Ok, this answers my question from a few weeks ago about “what about the ROW (‘rest of world’) subprime mess? Where is it?? It’s not mortgages, it’s this (see article). And it’s [probably] going to make USA subprime look like a walk in the park:

Europe on the brink of currency crisis meltdown
The crisis in Hungary recalls the heady days of the UK’s expulsion from the ERM.

By Ambrose Evans-Pritchard
2008-10-26
telegraph.co.uk

The financial crisis spreading like wildfire across the former Soviet bloc threatens to set off a second and more dangerous banking crisis in Western Europe, tipping the whole Continent into a fully-fledged economic slump.

Currency pegs are being tested to destruction on the fringes of Europe’s monetary union in a traumatic upheaval that recalls the collapse of the Exchange Rate Mechanism in 1992.

“This is the biggest currency crisis the world has ever seen,” said Neil Mellor, a strategist at Bank of New York Mellon.

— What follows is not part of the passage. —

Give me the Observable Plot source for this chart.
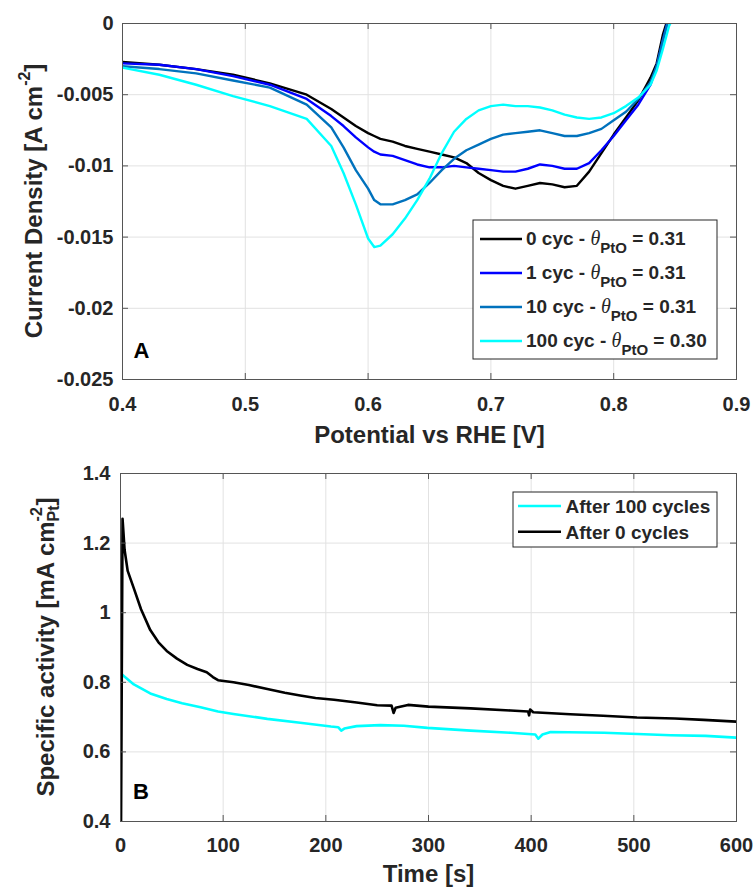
<!DOCTYPE html>
<html><head><meta charset="utf-8">
<script src="https://cdn.jsdelivr.net/npm/d3@7"></script>
<script src="https://cdn.jsdelivr.net/npm/@observablehq/plot@0.6"></script>
<style>
body{margin:0;background:#fff}
#chart{position:relative;width:756px;height:888px}
#chart svg{display:block}
</style></head><body><div id="chart"></div><script>
// ---------- Panel A data ----------
const potentialA = [0.40,0.43,0.46,0.49,0.52,0.55,0.57,0.58,0.59,0.60,0.605,0.61,0.62,0.63,0.64,0.65,0.66,0.67,0.68,0.69,0.70,0.71,0.72,0.73,0.74,0.75,0.76,0.77,0.78,0.79,0.80,0.81,0.82,0.83,0.835,0.84,0.845,0.85];
const current0cyc = [-0.0027,-0.0029,-0.0032,-0.0036,-0.0042,-0.0050,-0.0060,-0.0066,-0.0072,-0.0077,-0.0079,-0.0081,-0.0083,-0.0086,-0.0088,-0.0090,-0.0092,-0.0094,-0.0098,-0.0105,-0.0110,-0.0114,-0.0116,-0.0114,-0.0112,-0.0113,-0.0115,-0.0114,-0.0104,-0.0091,-0.0078,-0.0066,-0.0054,-0.0038,-0.0028,-0.0008,0.0006,0.0015];
const current1cyc = [-0.0028,-0.0029,-0.0032,-0.0037,-0.0043,-0.0053,-0.0065,-0.0072,-0.0080,-0.0087,-0.0090,-0.0092,-0.0093,-0.0096,-0.0099,-0.0101,-0.0101,-0.0100,-0.0101,-0.0102,-0.0103,-0.0104,-0.0104,-0.0102,-0.0099,-0.0100,-0.0102,-0.0102,-0.0098,-0.0089,-0.0079,-0.0068,-0.0057,-0.0043,-0.0030,-0.0012,0.0005,0.0014];
const current10cyc = [-0.0030,-0.0032,-0.0035,-0.0040,-0.0045,-0.0057,-0.0073,-0.0087,-0.0103,-0.0116,-0.0124,-0.0127,-0.0127,-0.0124,-0.0120,-0.0112,-0.0103,-0.0095,-0.0089,-0.0085,-0.0081,-0.0078,-0.0077,-0.0076,-0.0075,-0.0077,-0.0079,-0.0079,-0.0077,-0.0074,-0.0068,-0.0062,-0.0053,-0.0041,-0.0030,-0.0012,0.0004,0.0013];
const current100cyc = [-0.0031,-0.0036,-0.0043,-0.0051,-0.0058,-0.0067,-0.0086,-0.0105,-0.0127,-0.0151,-0.0157,-0.0156,-0.0148,-0.0137,-0.0124,-0.0109,-0.0091,-0.0076,-0.0067,-0.0061,-0.0058,-0.0057,-0.0058,-0.0058,-0.0059,-0.0061,-0.0064,-0.0066,-0.0067,-0.0066,-0.0063,-0.0058,-0.0052,-0.0043,-0.0033,-0.0018,-0.0002,0.0007];
const cyclesA = ["0 cyc", "1 cyc", "10 cyc", "100 cyc"];
const thetaA = ["0.31", "0.31", "0.31", "0.30"];
const colorsA = ["#000000", "#0000ff", "#0072bd", "#00ffff"];
const xTicksA = [0.4, 0.5, 0.6, 0.7, 0.8, 0.9];
const yTicksA = [-0.025, -0.02, -0.015, -0.01, -0.005, 0];

// ---------- Panel B data ----------
const timeAfter0 = [0.5,2,4,7,13,20,29,37,45,55,65,75,84,90,95,110,125,143,160,175,190,208,230,250,264,266,268,280,300,341,380,397,398,399,402,438,470,503,540,568,600];
const activityAfter0 = [0.38,1.27,1.18,1.12,1.07,1.01,0.95,0.915,0.89,0.868,0.850,0.838,0.829,0.815,0.806,0.800,0.792,0.781,0.770,0.762,0.755,0.750,0.742,0.734,0.733,0.712,0.727,0.735,0.730,0.725,0.719,0.716,0.705,0.722,0.714,0.708,0.704,0.699,0.696,0.692,0.687];
const timeAfter100 = [0,13,29,45,60,78,95,110,143,175,205,212,215,218,230,253,276,299,341,380,404,407,411,419,471,536,570,600];
const activityAfter100 = [0.826,0.794,0.768,0.752,0.740,0.728,0.716,0.709,0.695,0.684,0.673,0.671,0.661,0.667,0.674,0.677,0.675,0.669,0.661,0.655,0.650,0.638,0.650,0.657,0.655,0.648,0.646,0.641];
const legendB = ["After 100 cycles", "After 0 cycles"];
const colorsB = ["#00ffff", "#000000"];
const xTicksB = [0, 100, 200, 300, 400, 500, 600];
const yTicksB = [0.4, 0.6, 0.8, 1, 1.2, 1.4];

// ---------- styling ----------
const FONT = '"Liberation Sans", Arial, Helvetica, sans-serif';
const SERIF = '"Liberation Serif", "Times New Roman", serif';
const INK = "#262626";
const AXIS = "#555555";
const GRID = "#e2e2e2";
const TICK = 6;

function frameMarks(xt, yt, pw, ph) {
  return [
    Plot.ruleX(xt, {x: d => d, insetTop: ph - TICK, stroke: AXIS}),
    Plot.ruleX(xt, {x: d => d, insetBottom: ph - TICK, stroke: AXIS}),
    Plot.ruleY(yt, {y: d => d, insetRight: pw - TICK, stroke: AXIS}),
    Plot.ruleY(yt, {y: d => d, insetLeft: pw - TICK, stroke: AXIS}),
    Plot.frame({stroke: AXIS})
  ];
}

function rich(svg, x, y, angle, segs, center) {
  const g = d3.select(svg).append("g")
    .attr("transform", `translate(${x},${y}) rotate(${angle})`)
    .attr("fill", INK).attr("font-family", FONT).attr("font-weight", "bold")
    .attr("text-anchor", "start");
  const inner = g.append("g");
  let cx = 0;
  for (const s of segs) {
    const group = s.stack ? s.stack : [s];
    let w = 0;
    for (const p of group) {
      const t = inner.append("text").attr("x", cx).attr("y", p.dy || 0)
        .attr("text-anchor", "start")
        .attr("font-size", p.size).style("white-space", "pre").text(p.text);
      if (p.italic) t.attr("font-style", "italic");
      if (p.family) t.attr("font-family", p.family);
      if (p.weight) t.attr("font-weight", p.weight);
      w = Math.max(w, t.node().getComputedTextLength());
    }
    cx += w;
  }
  if (center) inner.attr("transform", `translate(${-cx / 2},0)`);
  return cx;
}

const chart = document.getElementById("chart");

// ---------- Panel A ----------
const A = {w: 756, h: 450, ml: 122, mr: 20, mt: 23, mb: 71};
const pwA = A.w - A.ml - A.mr, phA = A.h - A.mt - A.mb;
const seriesA = [current0cyc, current1cyc, current10cyc, current100cyc];

const plotA = Plot.plot({
  width: A.w, height: A.h,
  marginLeft: A.ml, marginRight: A.mr, marginTop: A.mt, marginBottom: A.mb,
  style: {fontFamily: FONT, color: INK, background: "#fff", overflow: "visible"},
  x: {domain: [0.4, 0.9]},
  y: {domain: [-0.025, 0]},
  marks: [
    Plot.gridX(xTicksA, {stroke: GRID, strokeOpacity: 1}),
    Plot.gridY(yTicksA, {stroke: GRID, strokeOpacity: 1}),
    ...seriesA.map((vals, k) => Plot.line(potentialA, {
      x: d => d, y: (d, i) => vals[i], stroke: colorsA[k], strokeWidth: 2.4, clip: true
    })),
    ...frameMarks(xTicksA, yTicksA, pwA, phA),
    Plot.axisX(xTicksA, {tickSize: 0, tickPadding: 17, fontSize: 20, fontWeight: "bold", label: null, tickFormat: d => String(d)}),
    Plot.axisY(yTicksA, {tickSize: 0, tickPadding: 9, fontSize: 20, fontWeight: "bold", label: null, tickFormat: d => String(d)}),
    Plot.text(["Potential vs RHE [V]"], {text: d => d, frameAnchor: "bottom", dy: 63, fontSize: 24, fontWeight: "bold"}),
    Plot.text(["A"], {text: d => d, frameAnchor: "bottom-left", textAnchor: "start", dx: 11, dy: -22, fontSize: 22, fontWeight: "bold", fill: "#000"})
  ]
});
chart.appendChild(plotA);

// y label A
rich(plotA, 41.5, A.mt + phA / 2, -90, [
  {text: "Current Density [A cm", size: 24},
  {text: "-2", size: 16, dy: -12},
  {text: "]", size: 24}
], true);

// legend A
{
  const svg = d3.select(plotA);
  const bx = 473, by = 220, bw = 244, bh = 139;
  svg.append("rect").attr("x", bx).attr("y", by).attr("width", bw).attr("height", bh)
    .attr("fill", "#fff").attr("stroke", INK).attr("stroke-width", 1);
  cyclesA.forEach((c, i) => {
    const ly = 239 + i * 34;
    svg.append("line").attr("x1", 480).attr("x2", 522).attr("y1", ly).attr("y2", ly)
      .attr("stroke", colorsA[i]).attr("stroke-width", 2.6);
    rich(plotA, 526, ly + 6, 0, [
      {text: c + " - ", size: 19},
      {text: "θ", size: 20, italic: true, family: SERIF, weight: "normal"},
      {text: "PtO", size: 15, dy: 8},
      {text: " = " + thetaA[i], size: 19}
    ], false);
  });
}

// ---------- Panel B ----------
const B = {w: 756, h: 438, ml: 120, mr: 20, mt: 23, mb: 67};
const pwB = B.w - B.ml - B.mr, phB = B.h - B.mt - B.mb;

const plotB = Plot.plot({
  width: B.w, height: B.h,
  marginLeft: B.ml, marginRight: B.mr, marginTop: B.mt, marginBottom: B.mb,
  style: {fontFamily: FONT, color: INK, background: "#fff", overflow: "visible"},
  x: {domain: [0, 600]},
  y: {domain: [0.4, 1.4]},
  marks: [
    Plot.gridX(xTicksB, {stroke: GRID, strokeOpacity: 1}),
    Plot.gridY(yTicksB, {stroke: GRID, strokeOpacity: 1}),
    Plot.line(timeAfter100, {x: d => d, y: (d, i) => activityAfter100[i], stroke: colorsB[0], strokeWidth: 2.6, clip: true}),
    Plot.line(timeAfter0, {x: d => d, y: (d, i) => activityAfter0[i], stroke: colorsB[1], strokeWidth: 2.6, clip: true}),
    ...frameMarks(xTicksB, yTicksB, pwB, phB),
    Plot.axisX(xTicksB, {tickSize: 0, tickPadding: 16, fontSize: 20, fontWeight: "bold", label: null, tickFormat: d => String(d)}),
    Plot.axisY(yTicksB, {tickSize: 0, tickPadding: 10, fontSize: 20, fontWeight: "bold", label: null, tickFormat: d => String(d)}),
    Plot.text(["Time [s]"], {text: d => d, frameAnchor: "bottom", dy: 60, fontSize: 24, fontWeight: "bold"}),
    Plot.text(["B"], {text: d => d, frameAnchor: "bottom-left", textAnchor: "start", dx: 12.5, dy: -23, fontSize: 22, fontWeight: "bold", fill: "#000"})
  ]
});
chart.appendChild(plotB);

rich(plotB, 53.5, B.mt + phB / 2, -90, [
  {text: "Specific activity [mA cm", size: 24},
  {stack: [{text: "-2", size: 16, dy: -12}, {text: "Pt", size: 16, dy: 5}]},
  {text: "]", size: 24}
], true);

{
  const svg = d3.select(plotB);
  const bx = 513, by = 42, bw = 204, bh = 55;
  svg.append("rect").attr("x", bx).attr("y", by).attr("width", bw).attr("height", bh)
    .attr("fill", "#fff").attr("stroke", INK).attr("stroke-width", 1);
  legendB.forEach((t, i) => {
    const ly = 56 + i * 25.7;
    svg.append("line").attr("x1", 518).attr("x2", 561).attr("y1", ly).attr("y2", ly)
      .attr("stroke", colorsB[i]).attr("stroke-width", 2.6);
    rich(plotB, 565.5, ly + 7, 0, [{text: t, size: 19}], false);
  });
}
</script></body></html>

Experts fear the mayhem may soon trigger a chain reaction within the eurozone itself. The risk is a surge in capital flight from Austria – the country, as it happens, that set off the global banking collapse of May 1931 when Credit-Anstalt went down – and from a string of Club Med countries that rely on foreign funding to cover huge current account deficits.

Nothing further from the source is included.